Allocation of Certain Taxes. (a) If the Company is permitted, but not required, under applicable Tax Laws to treat the Closing Date as the last day of a taxable period, such day shall be treated as the last day of a taxable period.
(b) The portion of any Taxes for a taxable period beginning before and ending after the Closing allocable to the portion of such period ending on the Closing Date shall be deemed to equal (i) in the case of Taxes that (A) are based upon or related to income or receipts or (B) imposed in connection with any sale or other transfer or assignment of property, other than Taxes described in Section 10.2(a)(iii), the amount which would be payable if the taxable year ended with the Closing Date, and (ii) in the case of other Taxes imposed on a periodic basis (including property Taxes), the amount of such Taxes for the entire period multiplied by a fraction, the numerator of which is the number of calendar days in the period ending with the Closing Date, and the denominator of which is the number of calendar days in the entire period. For purposes of the provisions of Section 10.2, each portion of such period shall be deemed to be a taxable period (whether or not it is in fact a taxable period).
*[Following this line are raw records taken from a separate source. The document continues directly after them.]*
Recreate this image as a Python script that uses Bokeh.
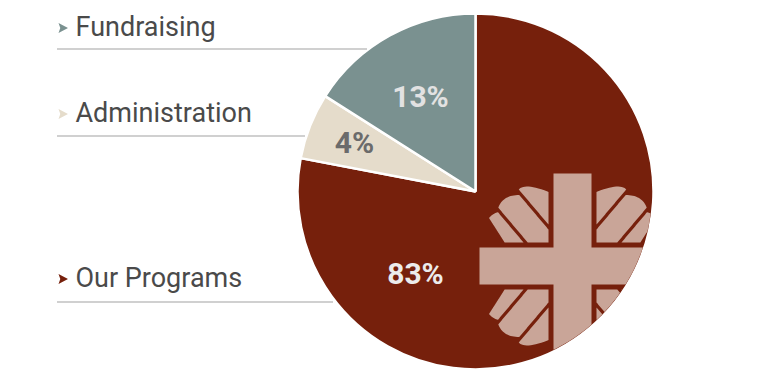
import numpy as np
from bokeh.plotting import figure
from bokeh.models import ColumnDataSource
from bokeh.core.properties import value
from bokeh.embed import file_html
from bokeh.resources import INLINE

# ---------------- data ----------------
categories = ["Our Programs", "Administration", "Fundraising"]
drawn_shares = [78, 6, 16]            # slice sizes as drawn in the picture
pct_labels = ["83%", "4%", "13%"]     # labels as printed
slice_colors = ["#76200c", "#e5dccb", "#7a9190"]
pct_text_colors = ["#ececec", "#6b6b6b", "#e2e2e2"]

# ---------------- layout ----------------
W, H = 767, 383
CX, CY, R = 475, 191, 178          # pie centre / radius (pixel coords, y down)
TEXT_FIX = 10.5                    # compensation for svg text baseline
pct_pos = [(415, 283), (354, 152), (420, 106)]   # label anchor (centre x, baseline y)
legend_baseline = [288, 123, 37]                 # per category
legend_rule_y = [301.5, 135.5, 48.5]
TEXT_X, ARROW_X, RULE_X0 = 75, 58, 57
LOGO_COLOR = "#c9a598"


def Y(y):
    return H - np.asarray(y, dtype=float)


p = figure(width=W, height=H, x_range=(0, W), y_range=(0, H),
           output_backend="svg", toolbar_location=None, min_border=0)
p.axis.visible = False
p.grid.visible = False
p.outline_line_color = None
p.background_fill_color = "white"
p.border_fill_color = "white"

# ---------------- pie ----------------
fr = np.array(drawn_shares, dtype=float) / sum(drawn_shares)
cum = np.concatenate([[0], np.cumsum(fr)])
start = np.pi / 2 - cum[:-1] * 2 * np.pi
end = np.pi / 2 - cum[1:] * 2 * np.pi
src = ColumnDataSource(dict(cat=categories, start=start, end=end, color=slice_colors))
p.wedge(x=CX, y=float(Y(CY)), radius=R, start_angle="start", end_angle="end",
        direction="clock", fill_color="color", line_color="white", line_width=2.5,
        source=src)


# ---------------- logo (cross + flames), clipped to the pie ----------------
def signed_area(poly):
    s = 0.0
    for i in range(len(poly)):
        x0, y0 = poly[i - 1]
        x1, y1 = poly[i]
        s += x0 * y1 - x1 * y0
    return s / 2


def clip_convex(poly, clip_poly):
    clip_poly = list(clip_poly)
    if signed_area(clip_poly) < 0:
        clip_poly = clip_poly[::-1]
    out = list(poly)
    m = len(clip_poly)
    for i in range(m):
        a = clip_poly[i]
        b = clip_poly[(i + 1) % m]

        def f(pt, a=a, b=b):
            return (b[0] - a[0]) * (pt[1] - a[1]) - (b[1] - a[1]) * (pt[0] - a[0])

        new = []
        for j in range(len(out)):
            cur, prev = out[j], out[j - 1]
            fc, fp = f(cur), f(prev)
            if fc >= 0:
                if fp < 0:
                    t = fp / (fp - fc)
                    new.append((prev[0] + t * (cur[0] - prev[0]), prev[1] + t * (cur[1] - prev[1])))
                new.append(cur)
            elif fp >= 0:
                t = fp / (fp - fc)
                new.append((prev[0] + t * (cur[0] - prev[0]), prev[1] + t * (cur[1] - prev[1])))
        out = new
        if not out:
            break
    return out


tt = np.linspace(0, 2 * np.pi, 240, endpoint=False)
circle_poly = [(CX + (R - 1.5) * np.cos(t), CY + (R - 1.5) * np.sin(t)) for t in tt]

logo_xs, logo_ys = [], []


def add_poly(poly):
    c = clip_convex(poly, circle_poly)
    if len(c) >= 3:
        logo_xs.append([q[0] for q in c])
        logo_ys.append(list(Y([q[1] for q in c])))


# cross
vx0, vx1, top = 553, 591, 173
hy0, hy1, left = 247, 284, 479
mx, my = (vx0 + vx1) / 2, (hy0 + hy1) / 2
half = mx - left
bottom, right = my + half, mx + half
add_poly([(vx0, top), (vx1, top), (vx1, bottom), (vx0, bottom)])
add_poly([(left, hy0), (right, hy0), (right, hy1), (left, hy1)])

# flames: three curved petals in each quadrant (local frame: s along diagonal, n across)
GAP = 5
corners = [((vx0 - GAP, hy0 - GAP), -1, -1), ((vx1 + GAP, hy0 - GAP), 1, -1),
           ((vx0 - GAP, hy1 + GAP), -1, 1), ((vx1 + GAP, hy1 + GAP), 1, 1)]
r2 = np.sqrt(2)
G1, G2, GH = -10.0, 17.5, 1.6


def drift(s):
    return -5.0 * s / 60.0


petals = [
    # (n_lo(s), n_hi(s), n_tip, s_tip, curvature)
    (lambda s: -80.0 + 0 * s, lambda s: G1 - GH + drift(s), -16.5, 58.6, 0.062),
    (lambda s: G1 + GH + drift(s), lambda s: G2 - GH + drift(s), 3.0, 62.0, 0.03),
    (lambda s: G2 + GH + drift(s), lambda s: 31.0 - 0.22 * (s - 31.0), 23.0, 59.5, 0.03),
]


def to_ab(pts):
    return [((s + n) / r2, (s - n) / r2) for s, n in pts]


quadrant = [(0, 0), (300, 0), (300, 300), (0, 300)]

for nlo, nhi, nt, stip, c in petals:
    s = np.linspace(0, 90, 91)
    band = [(si, nlo(si)) for si in s] + [(si, nhi(si)) for si in s[::-1]]
    nn = np.linspace(nt - 55, nt + 55, 80)
    endreg = [(stip - c * (ni - nt) ** 2, ni) for ni in nn] + [(-300, nt + 55), (-300, nt - 55)]
    loc = clip_convex(to_ab(band), to_ab(endreg))
    loc = clip_convex(loc, quadrant)
    if len(loc) < 3:
        continue
    for (ox, oy), sx, sy in corners:
        add_poly([(ox + sx * a, oy + sy * b) for a, b in loc])

p.patches(xs=logo_xs, ys=logo_ys, fill_color=LOGO_COLOR, line_color=None)

# ---------------- percentage labels ----------------
p.text(x=[q[0] for q in pct_pos], y=Y([q[1] - TEXT_FIX for q in pct_pos]), text=pct_labels,
       text_color=pct_text_colors, text_font=value("Roboto"), text_font_size="30px",
       text_font_style="bold", text_align="center", text_baseline="alphabetic")

# ---------------- legend labels with arrows and dotted rules ----------------
p.text(x=[TEXT_X] * 3, y=Y([b - TEXT_FIX for b in legend_baseline]), text=categories,
       text_color="#4a4a4a", text_font=value("Roboto"), text_font_size="27px",
       text_align="left", text_baseline="alphabetic")

arrow_xs, arrow_ys = [], []
for b in legend_baseline:
    yc = b - 9.5
    pts = [(ARROW_X, yc - 5), (ARROW_X + 9.5, yc), (ARROW_X, yc + 5), (ARROW_X + 1.8, yc)]
    arrow_xs.append([q[0] for q in pts])
    arrow_ys.append(list(Y([q[1] for q in pts])))
p.patches(xs=arrow_xs, ys=arrow_ys, fill_color=slice_colors, line_color=None)

# dotted rules, built from 1px dots every 2px
dot_x, dot_y = [], []
for yr in legend_rule_y:
    x1 = CX - np.sqrt(R ** 2 - (yr - CY) ** 2) - 2
    xs = np.arange(RULE_X0 + 0.5, x1, 2.0)
    dot_x.extend(xs.tolist())
    dot_y.extend([float(Y(yr))] * len(xs))
p.rect(x=dot_x, y=dot_y, width=1, height=1, fill_color="#444444", line_color=None)

open("out.html", "w").write(file_html(p, INLINE))
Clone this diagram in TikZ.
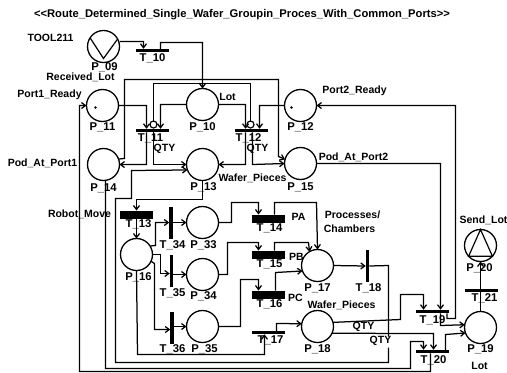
\documentclass[tikz,border=0pt]{standalone}
\usepackage{fontspec}
\setmainfont{Liberation Sans}
\usetikzlibrary{arrows.meta}
\tikzset{
  place/.style={circle,draw,line width=1.3bp,minimum size=32bp,inner sep=0pt,outer sep=0pt},
  token/.style={circle,fill=black,minimum size=2.6bp,inner sep=0pt},
  inhib/.style={circle,draw,line width=1.2bp,fill=white,minimum size=7bp,inner sep=0pt,outer sep=0pt},
  hbarthin/.style={rectangle,fill=black,minimum width=33bp,minimum height=3.5bp,inner sep=0pt,outer sep=0pt},
  hbarthick/.style={rectangle,fill=black,minimum width=33bp,minimum height=8bp,inner sep=0pt,outer sep=0pt},
  vbar/.style={rectangle,fill=black,minimum width=3.5bp,minimum height=32bp,inner sep=0pt,outer sep=0pt},
  lab/.style={font=\bfseries\fontsize{10.5bp}{12bp}\selectfont,inner sep=0pt,text=black},
  tlab/.style={font=\bfseries\fontsize{11.3bp}{12bp}\selectfont,inner sep=0pt,text=black},
  flow/.style={draw,line width=1.25bp,-{Straight Barb[length=4bp,width=6bp]}},
  plain/.style={draw,line width=1.25bp},
  sym/.style={draw,line width=1.2bp}
}
\begin{document}
\begin{tikzpicture}[x=1bp,y=-1bp]
\useasboundingbox[fill=white] (-.5,-.5) rectangle (506.5,371.5);
% places
\node[place] (P09) at (103,46) {};
\node[place] (P10) at (202,104) {};
\node[place] (P11) at (102,105) {};
\node[place] (P12) at (300,105) {};
\node[place] (P13) at (202,164) {};
\node[place] (P14) at (103,164) {};
\node[place] (P15) at (300,163) {};
\node[place] (P16) at (136,254) {};
\node[place] (P17) at (317,265) {};
\node[place] (P18) at (317,326) {};
\node[place] (P19) at (480,327) {};
\node[place] (P20) at (480,245) {};
\node[place] (P33) at (202,222) {};
\node[place] (P34) at (202,274) {};
\node[place] (P35) at (202,326) {};
\node[token] (tk11) at (95,107) {};
\node[token] (tk12) at (291,107) {};
% transitions
\node[hbarthin] (T10) at (152,50) {};
\node[hbarthin] (T11) at (151.5,130) {};
\node[hbarthin] (T12) at (250.5,130) {};
\node[hbarthick] (T13) at (136,214) {};
\node[hbarthick] (T14) at (268,218) {};
\node[hbarthick] (T15) at (268,254) {};
\node[hbarthick] (T16) at (268,294) {};
\node[hbarthin] (T17) at (268,332) {};
\node[vbar] (T18) at (367,265.5) {};
\node[hbarthin] (T19) at (431.5,311) {};
\node[hbarthin] (T20) at (431.5,351) {};
\node[hbarthin] (T21) at (481,290) {};
\node[vbar] (T34) at (170.5,222) {};
\node[vbar] (T35) at (171,270) {};
\node[vbar] (T36) at (171.5,327) {};
\node[inhib] (I11) at (153,124) {};
\node[inhib] (I12) at (250,124) {};
% symbols inside sources and sinks
\draw[sym] (P09.147) -- ([yshift=4bp]P09.south) -- (P09.28);
\draw[sym] (P20.north) -- (P20.222) -- (P20.318) -- cycle;
% connectors
\path[flow] (P09.east |- 0,41) -- (143,41) -- ([xshift=-9bp]T10.north);
\path[flow] ([xshift=8bp]T10.north) -- (160,42) -- (202,42) -- (P10.north);
\path[flow] (P11.east) -- (146,105) -- ([xshift=-5.5bp]T11.north);
\path[flow] (P10.west) -- (160,104) -- ([xshift=8.5bp]T11.north);
\path[flow] (P10.east) -- (245,104) -- ([xshift=-5.5bp]T12.north);
\path[flow] (P12.west) -- (259,105) -- ([xshift=8.5bp]T12.north);
\path[plain] (I11.north) -- (153,83) -- (250,83) -- (I12.north);
\path[flow] ([xshift=-5.5bp]T11.south) -- (146,164) -- (P14.east);
\path[flow] ([xshift=1.5bp]T11.south) -- (153,164) -- (P13.west);
\path[flow] ([xshift=-5.5bp]T12.south) -- (245,164) -- (P13.east);
\path[flow] ([xshift=1.5bp]T12.south) -- (252,164) -- (P15.west);
\path[flow] (P14.20) -- (124,158) -- (124,79) -- (278,79) -- (278,156) -- (P15.165);
\path[flow] (P13.south) -- (202,199) -- (136,199) -- (T13.north);
\path[flow] (T13.south) -- (P16.north);
\path[flow] (P16.32) -- (155,245) -- (155,222) -- (T34.west);
\path[flow] (P16.east) -- (160,254) -- (160,273) -- (T35.west |- 0,273);
\path[flow] (P16.-25) -- (154,263) -- (154,329) -- (T36.west |- 0,329);
\path[flow] (T34.east) -- (P33.west);
\path[flow] (T35.east |- 0,274) -- (P34.west);
\path[flow] (T36.east |- 0,326) -- (P35.west);
\path[flow] (P33.east) -- (231,222) -- (231,202) -- (258,202) -- ([xshift=-10bp]T14.north);
\path[flow] (P34.east) -- (227,274) -- (227,242) -- (258,242) -- ([xshift=-10bp]T15.north);
\path[flow] (P35.east) -- (240,326) -- (240,279) -- (258,279) -- ([xshift=-10bp]T16.north);
\path[flow] ([xshift=6bp]T14.north) -- (274,202) -- (316,202) -- (P17.north);
\path[flow] ([xshift=6bp]T15.north) -- (274,242) -- (308,242) -- (P17.120);
\path[flow] ([xshift=7bp]T16.north) -- (275,272) -- (P17.200);
\path[flow] (P16.south) -- (137,354) -- (264,354) -- ([xshift=-4bp]T17.south);
\path[flow] ([xshift=8bp]T17.north) -- (276,323) -- (P18.170);
\path[flow] (P17.east) -- (T18.west);
\path[flow] (T18.east) -- (388,265) -- (388,336) (388,347) -- (388,362) -- (115,362) -- (115,198) -- (131,198) -- (131,170) -- (P13.200);
\path[flow] (P18.15) -- (400,319) -- (400,294) -- (423,294) -- ([xshift=-8.5bp]T19.north);
\path[flow] (P18.-25) -- (433,333) -- ([xshift=1.5bp]T20.north);
\path[flow] (P15.east) -- (440,163) -- ([xshift=8.5bp]T19.north);
\path[flow] ([xshift=15bp]T19.south) -- (446.5,318) -- (455,318) -- (455,105) -- (P12.east);
\path[flow] ([xshift=8.5bp]T19.south) -- (440,325) -- (P19.170);
\path[flow] ([xshift=13.5bp]T20.north) -- (445,334) -- (P19.200);
\path[flow] ([xshift=2bp]P14.south) -- (105,368) -- (410,368) -- (410,341) -- (423,341) -- ([xshift=-8.5bp]T20.north);
\path[flow] ([xshift=-1.5bp]T20.south) -- (430,371) -- (79,371) -- (79,105) -- (P11.west);
\path[plain] (P19.north) -- ([xshift=-1bp]T21.south);
\path[flow] ([xshift=-1bp]T21.north) -- (P20.south);
% labels
\node[lab,font=\bfseries\fontsize{11.2bp}{12bp}\selectfont] (title) at (241.5,14) {{<}{<}Route\_Determined\_Single\_Wafer\_Groupin\_Proces\_With\_Common\_Ports{>}{>}};
\node[lab] (l1) at (50,37) {TOOL211};
\node[tlab] (l2) at (104,67) {P\_09};
\node[tlab] (l3) at (152,58) {T\_10};
\node[lab] (l4) at (80,77) {Received\_Lot};
\node[lab] (l5) at (49,94) {Port1\_Ready};
\node[tlab] (l6) at (102,127) {P\_11};
\node[tlab] (l7) at (202,127) {P\_10};
\node[lab] (l8) at (227,96) {Lot};
\node[tlab] (l9) at (300,127) {P\_12};
\node[lab] (l10) at (354,90) {Port2\_Ready};
\node[lab] (l11) at (42,163) {Pod\_At\_Port1};
\node[lab] (l12) at (353,157) {Pod\_At\_Port2};
\node[tlab] (l13) at (150,138) {T\_11};
\node[tlab] (l14) at (248,138) {T\_12};
\node[lab] (l15) at (164,148) {QTY};
\node[lab] (l16) at (257,148) {QTY};
\node[lab] (l17) at (252,178) {Wafer\_Pieces};
\node[tlab] (l18) at (203,187) {P\_13};
\node[tlab] (l19) at (103,188) {P\_14};
\node[tlab] (l20) at (300,187) {P\_15};
\node[lab] (l21) at (79,214) {Robot\_Move};
\node[tlab] (l22) at (138,224) {T\_13};
\node[tlab] (l23) at (138,277) {P\_16};
\node[tlab] (l24) at (172,245) {T\_34};
\node[tlab] (l25) at (203,245) {P\_33};
\node[tlab] (l26) at (172,293) {T\_35};
\node[tlab] (l27) at (203,296) {P\_34};
\node[tlab] (l28) at (172,349) {T\_36};
\node[tlab] (l29) at (204,349) {P\_35};
\node[tlab] (l30) at (269,228) {T\_14};
\node[tlab] (l31) at (269,264) {T\_15};
\node[tlab] (l32) at (269,304) {T\_16};
\node[tlab] (l33) at (270,340) {T\_17};
\node[lab] (l34) at (298,216) {PA};
\node[lab] (l35) at (296,256) {PB};
\node[lab] (l36) at (295,297) {PC};
\node[lab] (l37) at (352,214) {Processes/};
\node[lab] (l38) at (349,228) {Chambers};
\node[tlab] (l39) at (317,288) {P\_17};
\node[tlab] (l40) at (368,288) {T\_18};
\node[lab] (l41) at (341,305) {Wafer\_Pieces};
\node[tlab] (l42) at (317,349) {P\_18};
\node[lab] (l43) at (363,326) {QTY};
\node[lab] (l44) at (380,340) {QTY};
\node[tlab] (l45) at (432,320) {T\_19};
\node[tlab] (l46) at (433,360) {T\_20};
\node[tlab] (l47) at (484,298) {T\_21};
\node[tlab] (l48) at (480,349) {P\_19};
\node[lab] (l49) at (479,365) {Lot};
\node[tlab] (l50) at (479,268) {P\_20};
\node[lab] (l51) at (483,220) {Send\_Lot};
\end{tikzpicture}
\end{document}
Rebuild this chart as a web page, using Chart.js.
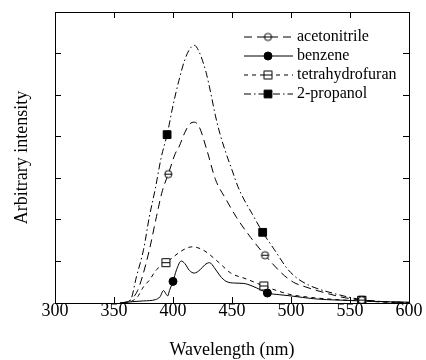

For purposes of computing the Taxes attributable to the two (2) portions of a taxable period pursuant to this Section 10.3(b), the amount of any item that is taken into account only once for each taxable period (e.g., the benefit of graduated tax rates, exemption amounts, etc.) shall be allocated between the two (2) portions of the period in proportion to the number of calendar days in each portion.